We had met a photographer the previous winter named Scott Smith. After I was done cutting and drilling all the steel for the press we invited him over for dinner. The look on his face when we showed him a pile of parts and told him that was going to be a snowboard press is something Lisa and I still laugh about. He was trying hard to be polite and hide his skepticism, but it wasn’t working. 

Once the press was done and we had pressed the first board, we invited Scott and some of the other people we had met at Purgatory the previous winter over to celebrate. Scott brought his friend Dave Thibodeau with him. Dave is co-founder of Ska Brewing and almost immediately asked us if we could make them snowboards with Ska graphics. Of course we could. That was the beginning of a great partnership that continues to this day.

The Bayfield garage and basement days were an exciting time. A lot of long days building boards and late nights doing everything else. We would send mini catalogs and postcards with our demo tour schedule to people who signed up for our mailing list on the website. Paying a direct mail company was not an option, so the skills Lisa had picked up working in non-profit fundraising came in handy. We got really good at putting labels on things and instead of licking the stamps we would cut up a dishwashing sponge, put it in a shot glass with water, and rub the stamps on the wet sponge. Simple, but very effective.
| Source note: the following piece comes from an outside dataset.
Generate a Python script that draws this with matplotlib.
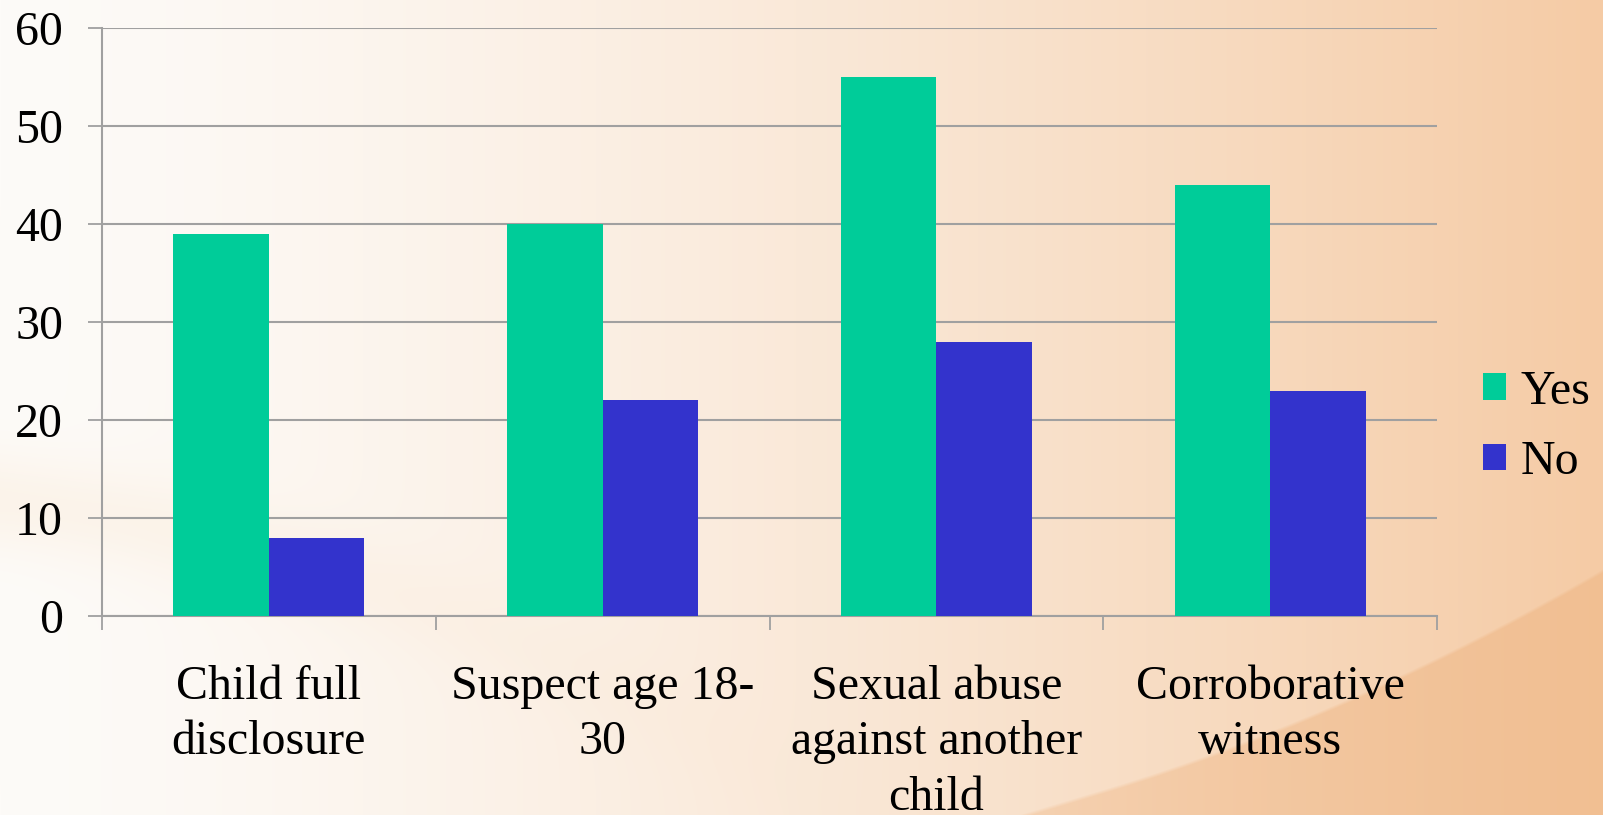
import numpy as np
import matplotlib
matplotlib.use("Agg")
import matplotlib.pyplot as plt
from matplotlib.patches import Patch

plt.rcParams['font.family'] = ['Liberation Serif', 'DejaVu Serif']

categories = ["Child full\ndisclosure", "Suspect age 18-\n30", "Sexual abuse\nagainst another\nchild", "Corroborative\nwitness"]
yes_values = [39, 40, 55, 44]
no_values = [8, 22, 28, 23]
series_names = ["Yes", "No"]
y_ticks = [0, 10, 20, 30, 40, 50, 60]

W, H = 1603, 815
fig = plt.figure(figsize=(W / 100, H / 100), dpi=100)

# ---- background (gradient + swooshes) ----
xx, yy = np.meshgrid(np.arange(W), np.arange(H))
t = (xx / W) ** 1.4
left = np.array([253, 251, 248]) / 255
right = np.array([245, 203, 165]) / 255
img = left[None, None, :] * (1 - t[..., None]) + right[None, None, :] * t[..., None]
# lower-left soft peach band
xc = xx.astype(float)
band_center = 500 + 0.0003 * xc ** 2 + 0.12 * xc
d = (yy - band_center)
band = np.exp(-(d / 50.0) ** 2) * np.clip(1 - xc / 1100, 0, 1)
peach = np.array([249, 230, 208]) / 255
img = img * (1 - 0.35 * band[..., None]) + peach[None, None, :] * (0.35 * band[..., None])
# bottom-right darker region
curve = 790 - (xc - 1100) * 0.30 - ((xc - 1100).clip(0) ** 2) * 0.00028
mask = (yy > curve) & (xx > 900)
soft = np.clip((yy - curve) / 4.0, 0, 1) * mask
dark = np.array([240, 188, 142]) / 255
tt = np.clip((xc - 900) / 700, 0, 1)
mix = soft * (0.35 + 0.45 * tt)
img = img * (1 - mix[..., None]) + dark[None, None, :] * mix[..., None]

bg = fig.add_axes([0, 0, 1, 1], zorder=0)
bg.imshow(img, aspect='auto', extent=[0, 1, 0, 1], origin='upper')
bg.axis('off')

# ---- chart ----
ax = fig.add_axes([102 / W, 1 - 616 / H, (1437 - 102) / W, (616 - 28) / H], zorder=1)
ax.patch.set_alpha(0)

x = np.arange(len(categories))
bw = 0.286
green = "#00CC99"
blue = "#3333CC"
ax.bar(x - bw / 2, yes_values, width=bw, color=green, zorder=3, label=series_names[0])
ax.bar(x + bw / 2, no_values, width=bw, color=blue, zorder=3, label=series_names[1])

ax.set_xlim(-0.5, len(categories) - 0.5)
ax.set_ylim(0, 60)
ax.set_yticks(y_ticks)
ax.set_yticklabels([str(v) for v in y_ticks], fontsize=34.5)
ax.yaxis.grid(True, color='#A0A0A0', linewidth=1.5, zorder=0)
ax.set_axisbelow(True)

ax.set_xticks(np.arange(len(categories) + 1) - 0.5)
ax.set_xticklabels([])
ax.set_xticks(x, minor=True)
ax.set_xticklabels(categories, minor=True, fontsize=34.5, linespacing=1.34)
ax.tick_params(axis='x', which='minor', length=0, pad=35)
ax.tick_params(axis='x', which='major', length=10, width=1.3, color='#A0A0A0')
ax.tick_params(axis='y', length=10, width=1.3, color='#A0A0A0', pad=18)

for s in ['top', 'right']:
    ax.spines[s].set_visible(False)
for s in ['left', 'bottom']:
    ax.spines[s].set_color('#A0A0A0')
    ax.spines[s].set_linewidth(1.5)

handles = [Patch(facecolor=green, edgecolor='none'), Patch(facecolor=blue, edgecolor='none')]
fig.legend(handles, series_names, loc='center left', bbox_to_anchor=(1483 / W, 1 - 427 / H),
           frameon=False, fontsize=34.5, handlelength=0.48, handleheight=0.48,
           handletextpad=0.3, labelspacing=0.55, borderpad=0, borderaxespad=0)

fig.savefig("out.png", dpi=100)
Once it started snowing we would load up the truck with our tent, demo boards and our dog and hit the road. We’d stay in whatever cheap motel allowed dogs along the way. Back then, most resorts were happy to let you come and offer their customers free demos. The postcards we were sending to people were working. They would show up mid week with the things in their hands and tell us they took off work to come out and try out a board. Venture was beginning to leave its mark, one turn at a time.